A regular reader asked me last week on Facebook: "What do you think about Syria? I feel Sooo heart broken?"
This was before the news dropped of the latest atrocity in that conflict.
In case you missed it, here's the essence. Rebels filmed one of their leaders, Abu Sakkar, mutilating the corpse of a Syrian army soldier with a knife and eating the dead man's heart.
As he does so, his comrades chant: “I swear to God we will eat your hearts and your livers, you soldiers of Bashar the dog.”
“Allahu akbar.”
Peter Bouckaert of Human Rights Watch was quoted in the UK Mirror saying that he had seen an unedited copy of the video and rebel sources confirmed Abu Sakkar’s identity.
Bouckaert added that Abu Sakkar instructs his men to “slaughter the Alawites and take their hearts out to eat them”.
(The Alawites are Syrian leader Bashar Assad’s religious sect.) (The rebels are Sunni Muslims and the Alawites are Shiites – but don't draw any superficial conclusions from that.)
Now this episode comes a day after UK Prime Minister David Cameron announced £10-million in military aid and £30-million in humanitarian aid to the rebels.
That in turn comes after Russia has shipped anti-aircraft missiles to the Syrian government of Bashar Al-Assad.
What on earth is going on?
To get a sense of where the rot starts, one has to go back in history.
Up until the end of World War 1, Syria was part of the Ottoman Empire which dominated the world stage for 623 years until November 1922.
Atrocities perpetrated by the Ottomans against Armenians and Greeks and Assyrians led to systematic massacres of some three million people.
With the defeat of the Ottomans at the end of the war, the Empire was partitioned into several territories by the League of Nations.
The Republic of Turkey was created.France was given control of the provinces of Syria and Lebanon.
The United Kingdom was given mandates over Mesopotamia and Palestine. (Palestine was then subdivided into Palestine and Transjordan.)
The other parts of the Empire on the Arabian Peninsula were incorporated into what is today Saudi Arabia and Yemen.
The French then gave independence to Syria and Lebanon in 1946. There followed a series of military coups until 1958 when Syria joined with Egypt to form the United Arab Republic. That lasted until the time of my birth in September 1961 when Egypt and Syria separated.
In the 1967 Arab-Israeli war, Syria lost control of the Golan Heights; which Israel occupies to this day.

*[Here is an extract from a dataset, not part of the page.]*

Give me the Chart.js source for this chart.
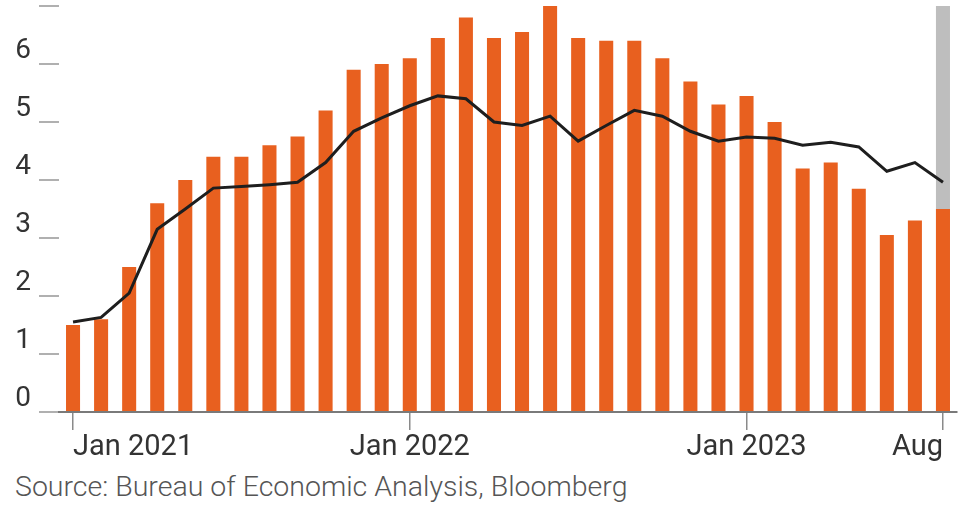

Three years later, in November 1970, Hafiz al-Assad, a member of the socialist Ba'th Party and the minority Alawi sect, seized power in a bloodless coup. Syria remained relatively stable under his reign until he died in 2000.
His son, Bashar, was then "approved as president by popular referendum", first in July 2000 and then again in 2007.
Then came the "Arab Spring". The democratic world, gazing adoringly through rose-tinted glasses, rushed forward to recognise rebels willy-nilly as the voice of the people.
By December last year, the "National Coalition of Syrian Revolution and Opposition Forces" (as the rebels are formally known) was given official recognition by more than 130 countries as the sole legitimate representative of the Syrian people.
How wonderfully naïve…
So here is what I think about Syria: We have not learnt a basic lesson that those who try to impose democracy upon undemocratic states nearly always leave the place worse off than it was.
Witness the conflagration that followed the death of Yugoslav leader Josip Broz Tito. Look at the bloody violence in Iraq following the removal of Saddam Hussein. Look at Libya after the ousting of Muammar al-Gaddafi – remember that the American ambassador in Benghazi was murdered by the "good guys".
What's the solution?
There is none. This is a conflict dating back more than 1 000 years that continues to play itself out to this day. There are no good guys or bad guys. The best that we in the rest of the world can do is not take sides.
That means we sit out the conflict and wait for the dust to settle and for a winner to emerge. We close commerce with Syria until stability is reached. And we do not provide arms to anyone on either side. Most importantly, we provide refuge for those fleeing the conflict.
And for those of us who believe in such things, we could pray for a miracle.